- **Challenge**:
Give the data below again, word for word.

- **Exercise material**:

______________________________

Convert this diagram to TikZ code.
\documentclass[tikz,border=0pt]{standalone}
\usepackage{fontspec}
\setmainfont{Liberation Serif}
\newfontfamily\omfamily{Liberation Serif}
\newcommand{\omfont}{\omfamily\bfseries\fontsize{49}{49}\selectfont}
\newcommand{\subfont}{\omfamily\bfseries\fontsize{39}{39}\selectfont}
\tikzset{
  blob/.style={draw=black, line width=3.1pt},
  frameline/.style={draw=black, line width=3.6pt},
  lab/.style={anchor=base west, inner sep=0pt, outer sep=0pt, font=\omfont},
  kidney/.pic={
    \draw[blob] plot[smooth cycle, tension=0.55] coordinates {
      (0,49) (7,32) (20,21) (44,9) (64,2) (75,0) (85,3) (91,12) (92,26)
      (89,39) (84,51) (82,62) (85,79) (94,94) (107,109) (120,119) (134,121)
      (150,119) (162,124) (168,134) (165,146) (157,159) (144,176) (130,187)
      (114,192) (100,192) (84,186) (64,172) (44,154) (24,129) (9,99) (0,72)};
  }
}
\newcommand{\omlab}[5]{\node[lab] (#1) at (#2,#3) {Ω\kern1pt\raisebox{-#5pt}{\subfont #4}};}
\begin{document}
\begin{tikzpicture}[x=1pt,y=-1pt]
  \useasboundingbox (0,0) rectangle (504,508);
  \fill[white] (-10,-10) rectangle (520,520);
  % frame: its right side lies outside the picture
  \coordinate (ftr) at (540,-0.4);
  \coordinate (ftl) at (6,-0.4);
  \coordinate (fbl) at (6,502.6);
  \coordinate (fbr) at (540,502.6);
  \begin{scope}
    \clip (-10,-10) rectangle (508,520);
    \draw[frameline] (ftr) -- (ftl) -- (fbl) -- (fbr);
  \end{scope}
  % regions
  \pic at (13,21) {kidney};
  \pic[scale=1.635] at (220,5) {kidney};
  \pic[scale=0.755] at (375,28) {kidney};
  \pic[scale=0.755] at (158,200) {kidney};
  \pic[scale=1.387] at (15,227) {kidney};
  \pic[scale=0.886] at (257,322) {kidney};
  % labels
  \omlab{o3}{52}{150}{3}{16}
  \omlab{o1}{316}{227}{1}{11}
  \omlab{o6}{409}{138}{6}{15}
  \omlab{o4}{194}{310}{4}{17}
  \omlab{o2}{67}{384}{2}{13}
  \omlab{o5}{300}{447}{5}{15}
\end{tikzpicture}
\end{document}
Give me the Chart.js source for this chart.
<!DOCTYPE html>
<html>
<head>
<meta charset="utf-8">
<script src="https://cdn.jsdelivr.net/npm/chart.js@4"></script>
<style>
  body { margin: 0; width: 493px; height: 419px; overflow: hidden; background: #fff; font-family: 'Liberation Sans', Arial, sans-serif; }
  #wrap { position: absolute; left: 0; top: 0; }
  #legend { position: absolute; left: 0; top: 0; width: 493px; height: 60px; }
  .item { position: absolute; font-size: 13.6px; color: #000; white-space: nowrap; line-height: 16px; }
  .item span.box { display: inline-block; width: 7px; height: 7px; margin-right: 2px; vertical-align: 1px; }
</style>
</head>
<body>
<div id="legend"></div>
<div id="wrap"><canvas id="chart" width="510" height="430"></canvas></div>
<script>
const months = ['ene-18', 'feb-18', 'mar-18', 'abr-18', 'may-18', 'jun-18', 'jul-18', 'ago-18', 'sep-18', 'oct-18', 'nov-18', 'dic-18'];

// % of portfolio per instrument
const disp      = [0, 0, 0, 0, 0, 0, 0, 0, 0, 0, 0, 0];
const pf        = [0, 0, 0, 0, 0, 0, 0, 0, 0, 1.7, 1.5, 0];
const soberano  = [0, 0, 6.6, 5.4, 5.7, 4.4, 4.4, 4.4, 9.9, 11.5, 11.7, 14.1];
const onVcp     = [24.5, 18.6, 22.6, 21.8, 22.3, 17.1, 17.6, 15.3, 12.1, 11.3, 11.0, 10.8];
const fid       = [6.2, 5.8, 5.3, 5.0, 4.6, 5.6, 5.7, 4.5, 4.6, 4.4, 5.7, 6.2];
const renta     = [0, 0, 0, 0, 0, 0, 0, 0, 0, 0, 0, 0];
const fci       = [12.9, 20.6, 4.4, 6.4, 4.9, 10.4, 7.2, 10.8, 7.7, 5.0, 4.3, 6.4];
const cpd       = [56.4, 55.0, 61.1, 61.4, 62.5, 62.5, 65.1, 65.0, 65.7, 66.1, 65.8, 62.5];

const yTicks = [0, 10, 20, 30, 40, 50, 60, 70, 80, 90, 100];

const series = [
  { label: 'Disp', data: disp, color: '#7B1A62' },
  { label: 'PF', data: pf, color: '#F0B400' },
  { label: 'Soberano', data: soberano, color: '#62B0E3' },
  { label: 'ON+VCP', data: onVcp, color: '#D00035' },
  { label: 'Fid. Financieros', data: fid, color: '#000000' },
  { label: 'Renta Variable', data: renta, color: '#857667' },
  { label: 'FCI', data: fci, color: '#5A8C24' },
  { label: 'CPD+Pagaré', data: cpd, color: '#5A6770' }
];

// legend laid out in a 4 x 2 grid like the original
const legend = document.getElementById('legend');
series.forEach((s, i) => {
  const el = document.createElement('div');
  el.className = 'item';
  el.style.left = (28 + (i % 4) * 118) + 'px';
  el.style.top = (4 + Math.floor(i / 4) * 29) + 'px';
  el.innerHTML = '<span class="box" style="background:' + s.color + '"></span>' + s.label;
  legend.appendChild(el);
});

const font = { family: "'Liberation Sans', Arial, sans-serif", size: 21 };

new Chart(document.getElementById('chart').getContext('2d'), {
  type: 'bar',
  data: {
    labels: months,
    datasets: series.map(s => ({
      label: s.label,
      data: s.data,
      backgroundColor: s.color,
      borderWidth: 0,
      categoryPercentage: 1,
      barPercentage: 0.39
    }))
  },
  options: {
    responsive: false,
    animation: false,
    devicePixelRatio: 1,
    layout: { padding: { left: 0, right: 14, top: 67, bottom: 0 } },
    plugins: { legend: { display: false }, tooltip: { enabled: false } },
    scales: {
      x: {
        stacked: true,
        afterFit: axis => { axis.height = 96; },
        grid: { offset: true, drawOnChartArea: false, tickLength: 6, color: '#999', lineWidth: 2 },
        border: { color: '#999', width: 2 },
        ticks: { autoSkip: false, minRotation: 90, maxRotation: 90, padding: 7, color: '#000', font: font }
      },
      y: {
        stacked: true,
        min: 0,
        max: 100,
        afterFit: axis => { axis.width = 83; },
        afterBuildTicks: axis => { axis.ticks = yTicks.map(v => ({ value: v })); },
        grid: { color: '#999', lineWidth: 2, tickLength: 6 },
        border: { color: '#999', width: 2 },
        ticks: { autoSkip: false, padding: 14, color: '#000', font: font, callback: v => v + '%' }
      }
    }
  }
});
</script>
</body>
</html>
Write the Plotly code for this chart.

______________________________

- **Output**:
Convert this diagram to TikZ code.
\documentclass[tikz,border=0pt]{standalone}
\usepackage{fontspec}
\setmainfont{Liberation Serif}
\newfontfamily\omfamily{Liberation Serif}
\newcommand{\omfont}{\omfamily\bfseries\fontsize{49}{49}\selectfont}
\newcommand{\subfont}{\omfamily\bfseries\fontsize{39}{39}\selectfont}
\tikzset{
  blob/.style={draw=black, line width=3.1pt},
  frameline/.style={draw=black, line width=3.6pt},
  lab/.style={anchor=base west, inner sep=0pt, outer sep=0pt, font=\omfont},
  kidney/.pic={
    \draw[blob] plot[smooth cycle, tension=0.55] coordinates {
      (0,49) (7,32) (20,21) (44,9) (64,2) (75,0) (85,3) (91,12) (92,26)
      (89,39) (84,51) (82,62) (85,79) (94,94) (107,109) (120,119) (134,121)
      (150,119) (162,124) (168,134) (165,146) (157,159) (144,176) (130,187)
      (114,192) (100,192) (84,186) (64,172) (44,154) (24,129) (9,99) (0,72)};
  }
}
\newcommand{\omlab}[5]{\node[lab] (#1) at (#2,#3) {Ω\kern1pt\raisebox{-#5pt}{\subfont #4}};}
\begin{document}
\begin{tikzpicture}[x=1pt,y=-1pt]
  \useasboundingbox (0,0) rectangle (504,508);
  \fill[white] (-10,-10) rectangle (520,520);
  % frame: its right side lies outside the picture
  \coordinate (ftr) at (540,-0.4);
  \coordinate (ftl) at (6,-0.4);
  \coordinate (fbl) at (6,502.6);
  \coordinate (fbr) at (540,502.6);
  \begin{scope}
    \clip (-10,-10) rectangle (508,520);
    \draw[frameline] (ftr) -- (ftl) -- (fbl) -- (fbr);
  \end{scope}
  % regions
  \pic at (13,21) {kidney};
  \pic[scale=1.635] at (220,5) {kidney};
  \pic[scale=0.755] at (375,28) {kidney};
  \pic[scale=0.755] at (158,200) {kidney};
  \pic[scale=1.387] at (15,227) {kidney};
  \pic[scale=0.886] at (257,322) {kidney};
  % labels
  \omlab{o3}{52}{150}{3}{16}
  \omlab{o1}{316}{227}{1}{11}
  \omlab{o6}{409}{138}{6}{15}
  \omlab{o4}{194}{310}{4}{17}
  \omlab{o2}{67}{384}{2}{13}
  \omlab{o5}{300}{447}{5}{15}
\end{tikzpicture}
\end{document}
Give me the Chart.js source for this chart.
<!DOCTYPE html>
<html>
<head>
<meta charset="utf-8">
<script src="https://cdn.jsdelivr.net/npm/chart.js@4"></script>
<style>
  body { margin: 0; width: 493px; height: 419px; overflow: hidden; background: #fff; font-family: 'Liberation Sans', Arial, sans-serif; }
  #wrap { position: absolute; left: 0; top: 0; }
  #legend { position: absolute; left: 0; top: 0; width: 493px; height: 60px; }
  .item { position: absolute; font-size: 13.6px; color: #000; white-space: nowrap; line-height: 16px; }
  .item span.box { display: inline-block; width: 7px; height: 7px; margin-right: 2px; vertical-align: 1px; }
</style>
</head>
<body>
<div id="legend"></div>
<div id="wrap"><canvas id="chart" width="510" height="430"></canvas></div>
<script>
const months = ['ene-18', 'feb-18', 'mar-18', 'abr-18', 'may-18', 'jun-18', 'jul-18', 'ago-18', 'sep-18', 'oct-18', 'nov-18', 'dic-18'];

// % of portfolio per instrument
const disp      = [0, 0, 0, 0, 0, 0, 0, 0, 0, 0, 0, 0];
const pf        = [0, 0, 0, 0, 0, 0, 0, 0, 0, 1.7, 1.5, 0];
const soberano  = [0, 0, 6.6, 5.4, 5.7, 4.4, 4.4, 4.4, 9.9, 11.5, 11.7, 14.1];
const onVcp     = [24.5, 18.6, 22.6, 21.8, 22.3, 17.1, 17.6, 15.3, 12.1, 11.3, 11.0, 10.8];
const fid       = [6.2, 5.8, 5.3, 5.0, 4.6, 5.6, 5.7, 4.5, 4.6, 4.4, 5.7, 6.2];
const renta     = [0, 0, 0, 0, 0, 0, 0, 0, 0, 0, 0, 0];
const fci       = [12.9, 20.6, 4.4, 6.4, 4.9, 10.4, 7.2, 10.8, 7.7, 5.0, 4.3, 6.4];
const cpd       = [56.4, 55.0, 61.1, 61.4, 62.5, 62.5, 65.1, 65.0, 65.7, 66.1, 65.8, 62.5];

const yTicks = [0, 10, 20, 30, 40, 50, 60, 70, 80, 90, 100];

const series = [
  { label: 'Disp', data: disp, color: '#7B1A62' },
  { label: 'PF', data: pf, color: '#F0B400' },
  { label: 'Soberano', data: soberano, color: '#62B0E3' },
  { label: 'ON+VCP', data: onVcp, color: '#D00035' },
  { label: 'Fid. Financieros', data: fid, color: '#000000' },
  { label: 'Renta Variable', data: renta, color: '#857667' },
  { label: 'FCI', data: fci, color: '#5A8C24' },
  { label: 'CPD+Pagaré', data: cpd, color: '#5A6770' }
];

// legend laid out in a 4 x 2 grid like the original
const legend = document.getElementById('legend');
series.forEach((s, i) => {
  const el = document.createElement('div');
  el.className = 'item';
  el.style.left = (28 + (i % 4) * 118) + 'px';
  el.style.top = (4 + Math.floor(i / 4) * 29) + 'px';
  el.innerHTML = '<span class="box" style="background:' + s.color + '"></span>' + s.label;
  legend.appendChild(el);
});

const font = { family: "'Liberation Sans', Arial, sans-serif", size: 21 };

new Chart(document.getElementById('chart').getContext('2d'), {
  type: 'bar',
  data: {
    labels: months,
    datasets: series.map(s => ({
      label: s.label,
      data: s.data,
      backgroundColor: s.color,
      borderWidth: 0,
      categoryPercentage: 1,
      barPercentage: 0.39
    }))
  },
  options: {
    responsive: false,
    animation: false,
    devicePixelRatio: 1,
    layout: { padding: { left: 0, right: 14, top: 67, bottom: 0 } },
    plugins: { legend: { display: false }, tooltip: { enabled: false } },
    scales: {
      x: {
        stacked: true,
        afterFit: axis => { axis.height = 96; },
        grid: { offset: true, drawOnChartArea: false, tickLength: 6, color: '#999', lineWidth: 2 },
        border: { color: '#999', width: 2 },
        ticks: { autoSkip: false, minRotation: 90, maxRotation: 90, padding: 7, color: '#000', font: font }
      },
      y: {
        stacked: true,
        min: 0,
        max: 100,
        afterFit: axis => { axis.width = 83; },
        afterBuildTicks: axis => { axis.ticks = yTicks.map(v => ({ value: v })); },
        grid: { color: '#999', lineWidth: 2, tickLength: 6 },
        border: { color: '#999', width: 2 },
        ticks: { autoSkip: false, padding: 14, color: '#000', font: font, callback: v => v + '%' }
      }
    }
  }
});
</script>
</body>
</html>
Write the Plotly code for this chart.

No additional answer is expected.